* **Written request**: Return each line containing the string "this".

-- START Task data --

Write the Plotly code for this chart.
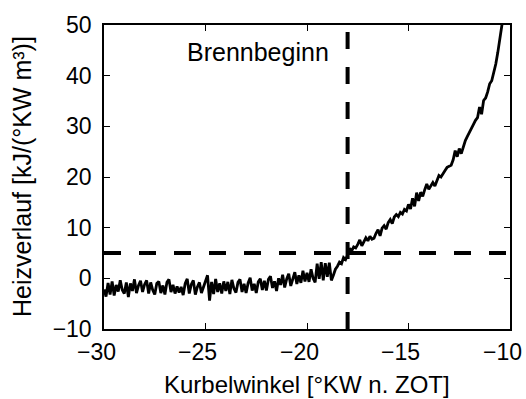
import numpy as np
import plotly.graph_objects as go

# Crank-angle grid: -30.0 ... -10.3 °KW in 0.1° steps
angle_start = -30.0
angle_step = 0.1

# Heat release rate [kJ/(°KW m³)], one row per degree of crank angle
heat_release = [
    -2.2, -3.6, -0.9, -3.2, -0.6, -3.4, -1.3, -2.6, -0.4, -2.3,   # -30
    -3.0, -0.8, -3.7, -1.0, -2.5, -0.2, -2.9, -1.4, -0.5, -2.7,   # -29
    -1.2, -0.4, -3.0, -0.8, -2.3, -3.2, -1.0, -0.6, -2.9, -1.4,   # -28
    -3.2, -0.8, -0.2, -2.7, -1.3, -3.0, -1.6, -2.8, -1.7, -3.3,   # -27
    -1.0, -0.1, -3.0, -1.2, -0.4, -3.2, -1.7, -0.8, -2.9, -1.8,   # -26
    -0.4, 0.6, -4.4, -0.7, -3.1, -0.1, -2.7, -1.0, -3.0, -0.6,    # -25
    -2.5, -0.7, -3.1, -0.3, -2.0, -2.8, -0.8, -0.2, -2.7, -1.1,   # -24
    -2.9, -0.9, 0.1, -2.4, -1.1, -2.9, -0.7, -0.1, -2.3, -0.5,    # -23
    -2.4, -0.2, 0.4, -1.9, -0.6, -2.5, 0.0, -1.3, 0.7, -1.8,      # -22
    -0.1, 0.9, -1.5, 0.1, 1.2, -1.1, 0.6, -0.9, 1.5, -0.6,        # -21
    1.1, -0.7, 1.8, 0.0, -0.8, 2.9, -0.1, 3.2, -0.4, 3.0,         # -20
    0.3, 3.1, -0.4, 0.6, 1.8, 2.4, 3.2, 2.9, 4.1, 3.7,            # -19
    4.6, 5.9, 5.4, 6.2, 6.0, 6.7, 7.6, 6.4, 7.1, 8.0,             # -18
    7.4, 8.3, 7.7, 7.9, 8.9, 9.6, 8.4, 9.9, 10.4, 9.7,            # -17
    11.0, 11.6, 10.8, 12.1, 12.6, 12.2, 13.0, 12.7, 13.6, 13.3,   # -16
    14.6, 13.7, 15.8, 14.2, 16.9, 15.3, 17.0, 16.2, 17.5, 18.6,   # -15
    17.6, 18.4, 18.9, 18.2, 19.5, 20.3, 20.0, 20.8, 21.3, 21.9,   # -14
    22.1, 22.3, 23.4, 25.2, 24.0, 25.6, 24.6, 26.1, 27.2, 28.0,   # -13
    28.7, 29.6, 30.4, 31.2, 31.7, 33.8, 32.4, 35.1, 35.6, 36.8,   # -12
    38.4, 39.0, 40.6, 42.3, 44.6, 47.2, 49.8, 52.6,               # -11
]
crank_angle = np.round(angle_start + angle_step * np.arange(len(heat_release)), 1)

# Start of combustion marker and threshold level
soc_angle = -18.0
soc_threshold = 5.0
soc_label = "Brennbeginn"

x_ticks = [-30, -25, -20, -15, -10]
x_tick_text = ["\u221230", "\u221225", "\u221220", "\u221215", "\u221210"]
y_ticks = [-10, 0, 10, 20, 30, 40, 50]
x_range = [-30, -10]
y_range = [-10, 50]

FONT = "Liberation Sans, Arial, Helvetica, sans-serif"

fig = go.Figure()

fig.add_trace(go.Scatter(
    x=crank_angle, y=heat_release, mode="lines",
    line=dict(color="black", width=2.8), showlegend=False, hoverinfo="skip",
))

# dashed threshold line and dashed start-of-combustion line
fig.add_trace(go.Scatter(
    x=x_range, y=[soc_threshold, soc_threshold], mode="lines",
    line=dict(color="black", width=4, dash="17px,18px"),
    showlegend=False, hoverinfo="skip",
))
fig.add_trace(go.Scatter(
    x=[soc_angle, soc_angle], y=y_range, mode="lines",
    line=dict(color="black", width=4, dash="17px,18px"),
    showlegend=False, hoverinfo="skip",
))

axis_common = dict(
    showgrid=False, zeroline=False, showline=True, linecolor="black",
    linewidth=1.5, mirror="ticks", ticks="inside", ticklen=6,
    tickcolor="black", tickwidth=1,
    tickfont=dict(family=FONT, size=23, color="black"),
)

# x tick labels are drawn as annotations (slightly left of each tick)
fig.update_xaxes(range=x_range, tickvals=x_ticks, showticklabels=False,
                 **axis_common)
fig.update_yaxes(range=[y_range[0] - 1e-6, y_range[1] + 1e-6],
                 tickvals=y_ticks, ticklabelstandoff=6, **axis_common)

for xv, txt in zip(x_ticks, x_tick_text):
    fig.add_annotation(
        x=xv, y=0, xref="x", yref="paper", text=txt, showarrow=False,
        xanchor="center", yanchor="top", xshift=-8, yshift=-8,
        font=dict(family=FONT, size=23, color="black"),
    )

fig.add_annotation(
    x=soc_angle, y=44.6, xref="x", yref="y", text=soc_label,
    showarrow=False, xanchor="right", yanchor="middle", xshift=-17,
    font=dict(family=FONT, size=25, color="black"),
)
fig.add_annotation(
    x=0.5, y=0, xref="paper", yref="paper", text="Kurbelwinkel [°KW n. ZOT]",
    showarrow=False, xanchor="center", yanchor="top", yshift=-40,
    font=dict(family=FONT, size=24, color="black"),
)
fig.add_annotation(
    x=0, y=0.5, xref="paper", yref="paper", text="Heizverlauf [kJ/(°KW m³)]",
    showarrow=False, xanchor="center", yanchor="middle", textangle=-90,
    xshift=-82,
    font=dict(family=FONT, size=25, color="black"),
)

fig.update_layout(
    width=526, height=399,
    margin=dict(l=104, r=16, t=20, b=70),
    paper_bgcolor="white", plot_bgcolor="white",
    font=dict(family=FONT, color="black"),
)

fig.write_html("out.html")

-- END Task data --
-- START Task data --

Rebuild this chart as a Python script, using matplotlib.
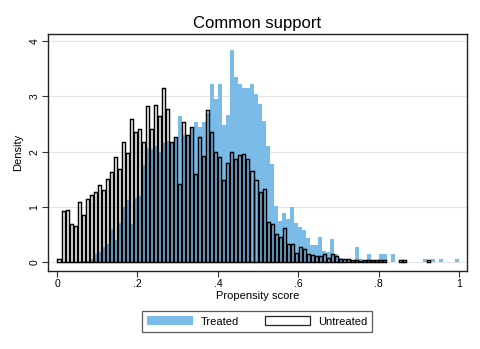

-- END Task data --
-- START Task data --

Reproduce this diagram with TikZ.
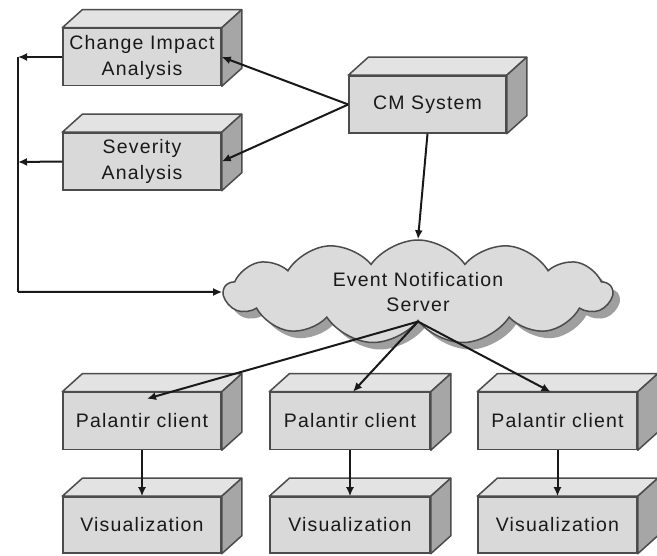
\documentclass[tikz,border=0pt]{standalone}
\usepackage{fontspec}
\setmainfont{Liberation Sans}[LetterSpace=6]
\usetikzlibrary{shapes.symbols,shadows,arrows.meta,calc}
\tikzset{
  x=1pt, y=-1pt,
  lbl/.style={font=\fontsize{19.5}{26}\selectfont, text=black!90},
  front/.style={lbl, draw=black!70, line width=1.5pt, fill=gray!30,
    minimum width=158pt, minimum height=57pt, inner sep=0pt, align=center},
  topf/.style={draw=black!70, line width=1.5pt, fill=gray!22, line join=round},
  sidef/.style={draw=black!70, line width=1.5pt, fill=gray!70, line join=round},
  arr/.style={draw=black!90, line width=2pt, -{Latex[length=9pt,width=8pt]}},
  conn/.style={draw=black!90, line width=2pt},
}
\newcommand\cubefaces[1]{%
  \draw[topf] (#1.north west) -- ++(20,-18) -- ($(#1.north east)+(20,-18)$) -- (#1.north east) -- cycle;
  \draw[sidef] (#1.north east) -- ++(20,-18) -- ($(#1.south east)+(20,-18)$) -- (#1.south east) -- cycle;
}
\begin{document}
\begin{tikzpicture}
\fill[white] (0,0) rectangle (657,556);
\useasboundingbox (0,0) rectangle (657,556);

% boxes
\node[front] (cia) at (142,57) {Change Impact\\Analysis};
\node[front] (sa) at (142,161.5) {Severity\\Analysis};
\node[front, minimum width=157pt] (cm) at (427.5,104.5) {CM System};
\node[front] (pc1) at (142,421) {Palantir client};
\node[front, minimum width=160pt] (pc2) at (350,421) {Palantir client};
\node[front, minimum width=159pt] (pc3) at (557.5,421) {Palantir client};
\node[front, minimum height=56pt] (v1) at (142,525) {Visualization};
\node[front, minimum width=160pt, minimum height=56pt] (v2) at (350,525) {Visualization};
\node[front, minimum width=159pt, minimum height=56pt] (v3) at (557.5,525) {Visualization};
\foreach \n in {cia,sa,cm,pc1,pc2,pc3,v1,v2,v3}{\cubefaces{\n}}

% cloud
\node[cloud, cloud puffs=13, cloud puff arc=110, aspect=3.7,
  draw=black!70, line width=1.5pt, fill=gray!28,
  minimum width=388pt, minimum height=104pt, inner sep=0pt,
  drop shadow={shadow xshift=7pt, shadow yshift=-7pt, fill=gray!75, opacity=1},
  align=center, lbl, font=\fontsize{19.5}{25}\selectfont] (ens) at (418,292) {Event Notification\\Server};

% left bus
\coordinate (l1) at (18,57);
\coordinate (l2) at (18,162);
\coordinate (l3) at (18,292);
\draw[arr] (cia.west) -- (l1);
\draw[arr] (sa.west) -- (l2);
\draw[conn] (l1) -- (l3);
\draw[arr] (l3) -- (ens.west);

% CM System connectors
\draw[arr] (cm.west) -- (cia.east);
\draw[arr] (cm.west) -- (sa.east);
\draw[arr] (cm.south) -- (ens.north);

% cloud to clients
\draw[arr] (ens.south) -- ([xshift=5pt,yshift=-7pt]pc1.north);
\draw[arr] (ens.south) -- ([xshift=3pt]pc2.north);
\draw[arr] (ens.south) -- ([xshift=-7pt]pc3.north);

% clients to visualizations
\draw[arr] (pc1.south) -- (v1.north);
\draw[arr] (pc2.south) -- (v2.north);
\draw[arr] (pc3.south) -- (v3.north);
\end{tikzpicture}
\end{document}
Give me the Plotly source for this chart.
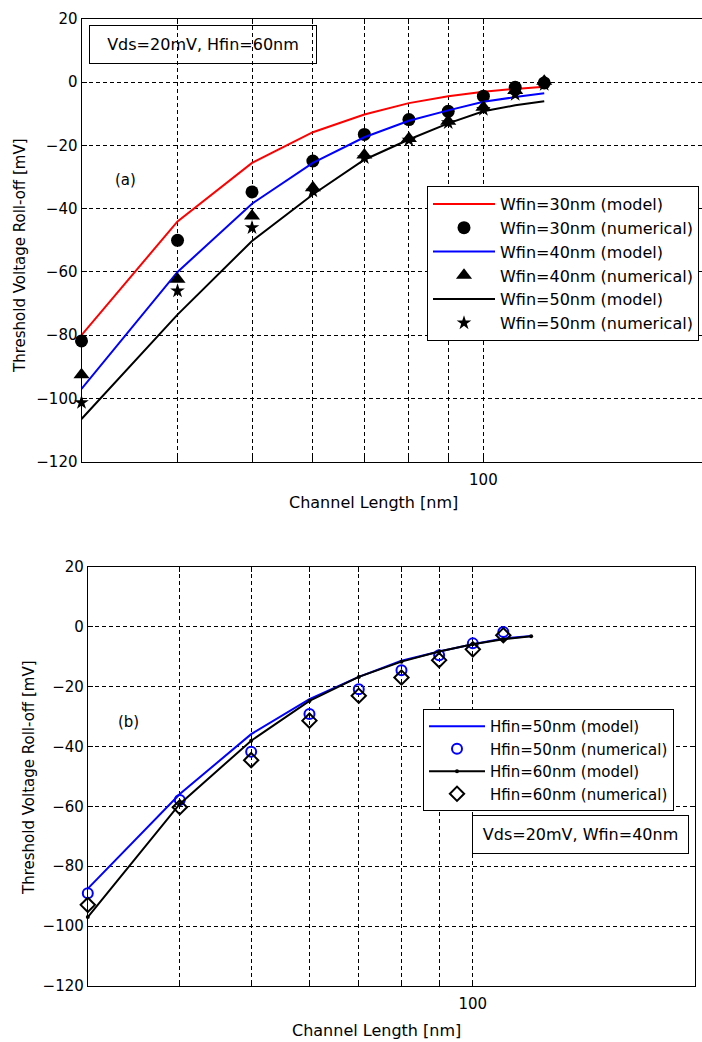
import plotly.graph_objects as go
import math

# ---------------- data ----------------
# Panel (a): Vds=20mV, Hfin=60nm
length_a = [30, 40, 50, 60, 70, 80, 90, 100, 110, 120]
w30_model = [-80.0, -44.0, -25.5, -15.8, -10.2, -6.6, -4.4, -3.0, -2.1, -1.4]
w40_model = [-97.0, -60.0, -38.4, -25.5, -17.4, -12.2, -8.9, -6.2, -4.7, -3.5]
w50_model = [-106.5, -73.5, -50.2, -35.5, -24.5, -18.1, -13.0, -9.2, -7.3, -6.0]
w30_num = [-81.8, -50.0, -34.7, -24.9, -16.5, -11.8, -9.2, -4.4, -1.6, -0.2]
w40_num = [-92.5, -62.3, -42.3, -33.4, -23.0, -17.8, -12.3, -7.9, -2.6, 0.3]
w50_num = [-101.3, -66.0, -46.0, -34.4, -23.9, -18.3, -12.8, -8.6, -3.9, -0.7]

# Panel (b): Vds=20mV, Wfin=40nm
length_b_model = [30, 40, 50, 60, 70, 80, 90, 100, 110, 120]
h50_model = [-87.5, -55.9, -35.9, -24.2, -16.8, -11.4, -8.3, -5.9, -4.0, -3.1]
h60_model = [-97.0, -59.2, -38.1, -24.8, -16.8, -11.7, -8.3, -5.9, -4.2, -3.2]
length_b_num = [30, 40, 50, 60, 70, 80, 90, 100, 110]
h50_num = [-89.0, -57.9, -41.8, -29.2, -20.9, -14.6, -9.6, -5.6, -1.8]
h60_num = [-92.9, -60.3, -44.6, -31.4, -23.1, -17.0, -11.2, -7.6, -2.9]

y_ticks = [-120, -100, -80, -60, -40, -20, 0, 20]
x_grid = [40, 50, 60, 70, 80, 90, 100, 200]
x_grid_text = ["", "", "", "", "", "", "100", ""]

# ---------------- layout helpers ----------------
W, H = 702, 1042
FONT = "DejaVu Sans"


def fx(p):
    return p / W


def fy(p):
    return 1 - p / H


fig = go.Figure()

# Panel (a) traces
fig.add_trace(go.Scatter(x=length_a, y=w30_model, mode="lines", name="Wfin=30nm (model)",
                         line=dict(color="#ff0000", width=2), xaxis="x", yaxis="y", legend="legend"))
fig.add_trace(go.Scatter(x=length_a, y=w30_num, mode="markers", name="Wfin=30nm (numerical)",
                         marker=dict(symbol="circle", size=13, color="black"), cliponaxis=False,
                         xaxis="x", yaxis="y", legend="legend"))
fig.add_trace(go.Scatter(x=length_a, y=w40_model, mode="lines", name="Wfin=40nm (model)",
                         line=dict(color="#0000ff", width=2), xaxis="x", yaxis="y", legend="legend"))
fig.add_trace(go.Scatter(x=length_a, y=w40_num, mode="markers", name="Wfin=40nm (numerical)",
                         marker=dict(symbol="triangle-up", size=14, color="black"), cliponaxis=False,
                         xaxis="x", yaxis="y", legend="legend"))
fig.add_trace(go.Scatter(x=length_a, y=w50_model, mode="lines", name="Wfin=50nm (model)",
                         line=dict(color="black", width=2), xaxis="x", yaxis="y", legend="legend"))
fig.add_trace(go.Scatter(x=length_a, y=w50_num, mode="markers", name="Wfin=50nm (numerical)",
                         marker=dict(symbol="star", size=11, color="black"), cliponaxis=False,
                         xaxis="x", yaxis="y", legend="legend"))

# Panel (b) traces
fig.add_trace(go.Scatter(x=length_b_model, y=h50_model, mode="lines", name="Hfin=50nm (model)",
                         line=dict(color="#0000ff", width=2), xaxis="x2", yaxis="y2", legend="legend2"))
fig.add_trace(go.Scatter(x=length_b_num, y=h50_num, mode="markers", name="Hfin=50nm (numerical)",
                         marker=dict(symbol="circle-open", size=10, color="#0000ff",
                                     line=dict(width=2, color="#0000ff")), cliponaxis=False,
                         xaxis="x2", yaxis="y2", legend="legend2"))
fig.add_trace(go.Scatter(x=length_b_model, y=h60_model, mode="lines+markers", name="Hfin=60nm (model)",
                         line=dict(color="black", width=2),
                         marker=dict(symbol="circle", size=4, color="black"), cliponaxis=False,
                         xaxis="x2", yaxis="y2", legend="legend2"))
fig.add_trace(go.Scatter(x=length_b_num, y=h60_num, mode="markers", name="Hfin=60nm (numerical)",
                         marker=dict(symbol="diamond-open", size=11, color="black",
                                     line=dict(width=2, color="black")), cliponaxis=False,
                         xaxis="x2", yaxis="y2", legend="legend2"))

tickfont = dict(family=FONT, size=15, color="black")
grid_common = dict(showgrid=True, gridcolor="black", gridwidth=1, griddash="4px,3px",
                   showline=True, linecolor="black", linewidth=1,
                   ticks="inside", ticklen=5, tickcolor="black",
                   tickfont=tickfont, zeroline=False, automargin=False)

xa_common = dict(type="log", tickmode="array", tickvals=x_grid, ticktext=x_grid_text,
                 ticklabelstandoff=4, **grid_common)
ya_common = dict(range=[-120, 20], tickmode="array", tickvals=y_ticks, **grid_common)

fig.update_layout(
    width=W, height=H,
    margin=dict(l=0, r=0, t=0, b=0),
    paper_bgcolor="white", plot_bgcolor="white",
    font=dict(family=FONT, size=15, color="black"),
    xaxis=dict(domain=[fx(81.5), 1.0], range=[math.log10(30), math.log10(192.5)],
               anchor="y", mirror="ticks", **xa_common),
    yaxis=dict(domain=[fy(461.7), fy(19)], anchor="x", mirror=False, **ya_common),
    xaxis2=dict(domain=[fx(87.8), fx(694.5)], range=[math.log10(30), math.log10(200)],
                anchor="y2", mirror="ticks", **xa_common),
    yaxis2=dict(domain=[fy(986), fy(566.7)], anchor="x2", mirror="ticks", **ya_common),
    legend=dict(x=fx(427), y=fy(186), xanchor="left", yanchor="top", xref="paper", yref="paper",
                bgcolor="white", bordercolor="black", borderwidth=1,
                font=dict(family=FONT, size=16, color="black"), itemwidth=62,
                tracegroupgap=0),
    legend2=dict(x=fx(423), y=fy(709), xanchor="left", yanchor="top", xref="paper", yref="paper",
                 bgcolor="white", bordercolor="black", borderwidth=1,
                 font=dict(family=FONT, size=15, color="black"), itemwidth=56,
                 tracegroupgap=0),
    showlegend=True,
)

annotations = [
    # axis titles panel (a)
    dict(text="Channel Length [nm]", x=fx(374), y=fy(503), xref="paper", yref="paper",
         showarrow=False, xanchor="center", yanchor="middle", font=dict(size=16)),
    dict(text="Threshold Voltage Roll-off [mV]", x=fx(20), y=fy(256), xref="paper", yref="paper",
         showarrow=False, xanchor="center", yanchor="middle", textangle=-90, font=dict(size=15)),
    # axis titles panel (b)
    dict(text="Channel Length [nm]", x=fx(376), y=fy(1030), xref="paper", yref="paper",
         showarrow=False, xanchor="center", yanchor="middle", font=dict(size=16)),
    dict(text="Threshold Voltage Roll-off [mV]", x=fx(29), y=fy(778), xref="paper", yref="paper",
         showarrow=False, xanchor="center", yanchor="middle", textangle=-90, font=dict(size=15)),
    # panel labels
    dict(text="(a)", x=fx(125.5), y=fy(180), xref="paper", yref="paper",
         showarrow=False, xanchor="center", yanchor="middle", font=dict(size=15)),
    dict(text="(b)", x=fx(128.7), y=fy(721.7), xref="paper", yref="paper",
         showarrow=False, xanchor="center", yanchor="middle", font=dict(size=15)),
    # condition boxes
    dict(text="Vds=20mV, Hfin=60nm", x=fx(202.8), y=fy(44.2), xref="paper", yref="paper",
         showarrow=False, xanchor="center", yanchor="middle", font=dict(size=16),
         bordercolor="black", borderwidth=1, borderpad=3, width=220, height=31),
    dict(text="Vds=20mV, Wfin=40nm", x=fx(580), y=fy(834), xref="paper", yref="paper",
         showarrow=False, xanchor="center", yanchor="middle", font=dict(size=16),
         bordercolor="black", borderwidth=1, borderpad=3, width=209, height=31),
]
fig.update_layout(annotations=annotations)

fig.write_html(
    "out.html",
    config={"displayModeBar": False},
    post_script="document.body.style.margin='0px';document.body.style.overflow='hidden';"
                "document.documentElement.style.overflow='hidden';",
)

-- END Task data --

* **Exercise result**:
Write the Plotly code for this chart.
Rebuild this chart as a Python script, using matplotlib.
Reproduce this diagram with TikZ.
Give me the Plotly source for this chart.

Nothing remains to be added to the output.